In an earlier article, we wrote about changes specific to the F-1 student visa guidance that affect travel for visa issuance. However, there are a number of additional current reasons for employers to be concerned when foreign national employees are traveling abroad.

Russian-imposed visa pause

The Russian government has imposed a visa issuance cap on the U.S. mission in Russia. Accordingly, the Department of State recently announced it would suspend the issuance of nonimmigrant visas in Russia as of Aug. 23, 2017.

On August 21, 2017, the U.S. mission began canceling nonimmigrant visa appointments. As of September 1, 2017, any nonimmigrant visa interviews can only take place in Moscow. Nonimmigrant visa interviews at U.S. consulates in St. Petersburg, Yekaterinburg and Vladivostok are suspended until further notice. Anyone needing to travel to Russia for visa stamping for the remainder of the year should consider postponing that travel or attempting to process the visa stamp in a different country.

Foreign nationals lawfully in the United States are generally permitted to process visa stamps in Canada or Mexico as third-country nationals. Individuals not eligible to process as third-country nationals should immediately call the post in Moscow to schedule their appointments.

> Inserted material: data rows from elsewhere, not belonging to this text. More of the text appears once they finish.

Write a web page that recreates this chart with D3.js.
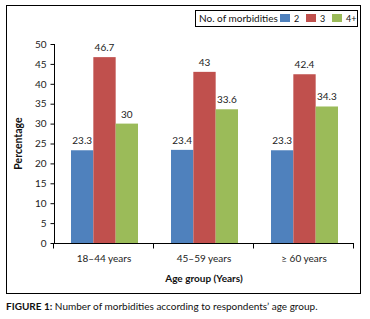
<!DOCTYPE html>
<html>
<head>
<meta charset="utf-8">
<script src="https://cdn.jsdelivr.net/npm/d3@7"></script>
<style>
  body { margin: 0; background: #fff; }
  svg { display: block; font-family: Lato, "Open Sans", sans-serif; }
</style>
</head>
<body>
<div id="chart"></div>
<script>
const groups = ["18\u201344 years", "45\u201359 years", "\u2265 60 years"];
const seriesNames = ["2", "3", "4+"];
const seriesColors = ["#4f81bd", "#c0504d", "#9bbb59"];
const values2 = [23.3, 23.4, 23.3];
const values3 = [46.7, 43, 42.4];
const values4 = [30, 33.6, 34.3];
const yTicks = [0, 5, 10, 15, 20, 25, 30, 35, 40, 45, 50];

const series = [values2, values3, values4];

const width = 370, height = 319;
const svg = d3.select("#chart").append("svg")
    .attr("width", width)
    .attr("height", height);

// frame
svg.append("rect")
    .attr("x", 6.5).attr("y", 5.5)
    .attr("width", 354).attr("height", 288)
    .attr("fill", "none")
    .attr("stroke", "#000")
    .attr("stroke-width", 1);

const x0 = d3.scaleBand().domain(groups).range([54, 354]).paddingInner(0).paddingOuter(0);
const x1 = d3.scaleBand().domain(seriesNames).range([17, 84]);
const y = d3.scaleLinear().domain([0, 50]).range([243, 44]);

// y axis
const yAxis = svg.append("g")
    .attr("transform", "translate(54.5,0)")
    .call(d3.axisLeft(y).tickValues(yTicks).tickSize(5).tickPadding(3));
yAxis.select(".domain").attr("d", "M0," + y(50) + "V" + y(0)).attr("stroke", "#000");
yAxis.selectAll(".tick line").attr("x2", -4).attr("stroke", "#000");
yAxis.selectAll("text").attr("font-size", "10px").attr("fill", "#222").attr("font-family", "Lato, sans-serif");

// x axis
const xAxis = svg.append("g").attr("transform", "translate(0," + (y(0) + 0.5) + ")");
xAxis.append("line").attr("x1", 54).attr("x2", 354).attr("stroke", "#000");
[54, 154, 254, 354].forEach(function(t) {
    xAxis.append("line").attr("x1", t - 0.5).attr("x2", t - 0.5).attr("y1", 0).attr("y2", 5).attr("stroke", "#000");
});
groups.forEach(function(g) {
    xAxis.append("text")
        .attr("x", x0(g) + x0.bandwidth() / 2)
        .attr("y", 18)
        .attr("text-anchor", "middle")
        .attr("font-size", "10px")
        .attr("fill", "#222")
        .text(g);
});

// bars
const barData = [];
groups.forEach(function(g, gi) {
    seriesNames.forEach(function(s, si) {
        barData.push({group: g, s: s, color: seriesColors[si], v: series[si][gi]});
    });
});

svg.append("g").selectAll("rect")
    .data(barData)
    .join("rect")
    .attr("x", function(d) { return x0(d.group) + x1(d.s); })
    .attr("y", function(d) { return y(d.v); })
    .attr("width", x1.bandwidth())
    .attr("height", function(d) { return y(0) - y(d.v); })
    .attr("fill", function(d) { return d.color; });

svg.append("g").selectAll("text")
    .data(barData)
    .join("text")
    .attr("x", function(d) { return x0(d.group) + x1(d.s) + x1.bandwidth() / 2; })
    .attr("y", function(d) { return y(d.v) - 6; })
    .attr("text-anchor", "middle")
    .attr("font-size", "10px")
    .attr("fill", "#222")
    .text(function(d) { return d.v; });

// axis titles
svg.append("text")
    .attr("transform", "translate(22," + ((y(0) + y(50)) / 2) + ") rotate(-90)")
    .attr("text-anchor", "middle")
    .attr("font-size", "10.5px")
    .attr("font-weight", "bold")
    .attr("fill", "#111")
    .text("Percentage");

svg.append("text")
    .attr("x", 204).attr("y", 282)
    .attr("text-anchor", "middle")
    .attr("font-size", "10px")
    .attr("font-weight", "bold")
    .attr("fill", "#111")
    .text("Age group (Years)");

// legend
const lg = svg.append("g");
lg.append("rect")
    .attr("x", 195.5).attr("y", 10.5)
    .attr("width", 162).attr("height", 16)
    .attr("fill", "#fff").attr("stroke", "#000");
lg.append("text")
    .attr("x", 199).attr("y", 22)
    .attr("font-size", "10px").attr("fill", "#111")
    .text("No. of morbidities");
const lgX = [280, 306, 332];
seriesNames.forEach(function(s, i) {
    lg.append("rect").attr("x", lgX[i]).attr("y", 14).attr("width", 10).attr("height", 8).attr("fill", seriesColors[i]);
    lg.append("text").attr("x", lgX[i] + 14).attr("y", 21.5).attr("font-size", "9px").attr("fill", "#111").text(s);
});

// caption
const cap = svg.append("text")
    .attr("x", 6).attr("y", 310)
    .attr("font-size", "10px").attr("fill", "#111");
cap.append("tspan").attr("font-weight", "bold").text("FIGURE 1:");
cap.append("tspan").text(" Number of morbidities according to respondents\u2019 age group.");
</script>
</body>
</html>
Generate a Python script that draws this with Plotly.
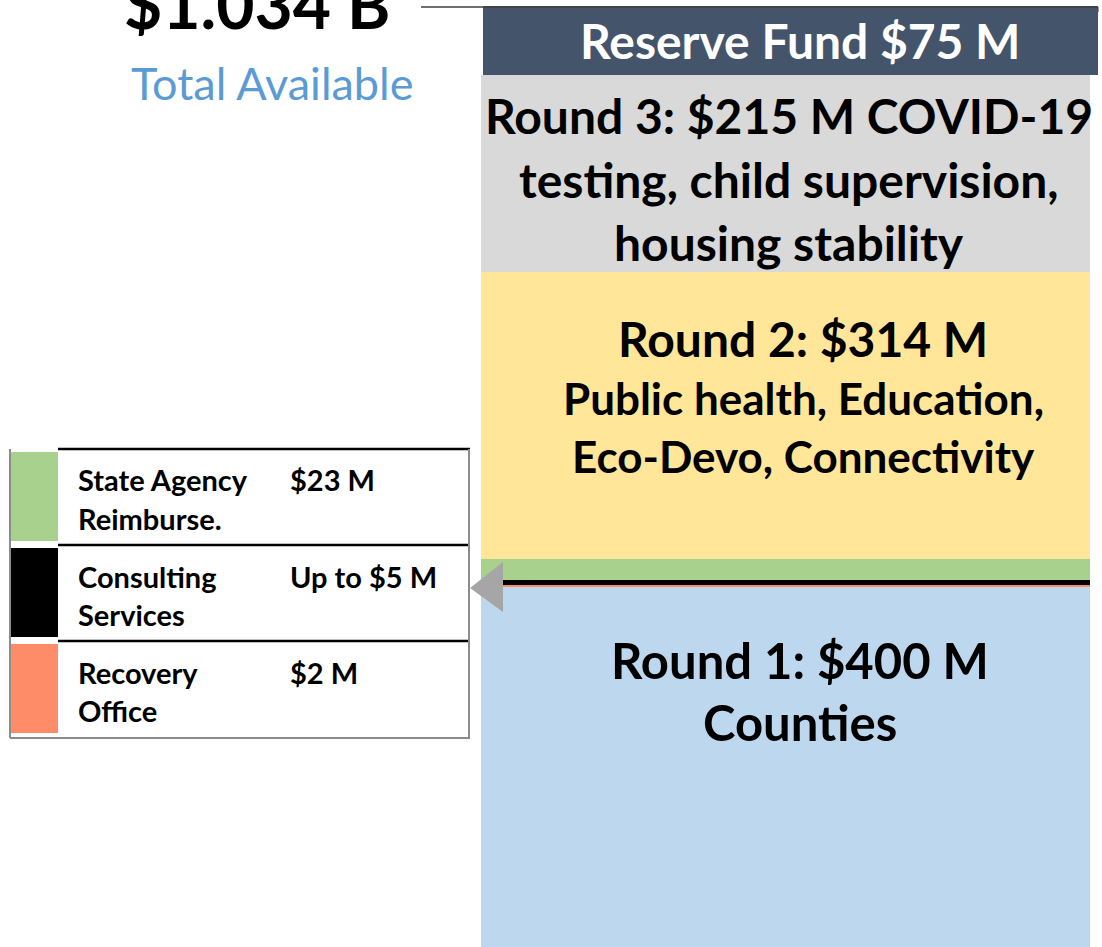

I-131 Advance Parole denials

Foreign nationals who have pending Adjustment of Status (Green Card applications) will generally abandon those applications unless they obtain Advance Parole. Exceptions to this rule include individuals who have valid H-1B and L-1 visas.

While the instructions do state that “[i]f you depart the United States before the Advance Parole Document is issued, your application for an Advance Parole Document will be considered abandoned,” historically this has not been the actual practice of U.S. Citizenship and Immigration Services. Individuals who had a valid Advance Parole, an H-1B or an L-1 could travel outside the United States while an I-131 application was pending without it being denied. The American Immigration Lawyers Association, however, recently has been receiving reports that USCIS has been denying these applications for abandonment.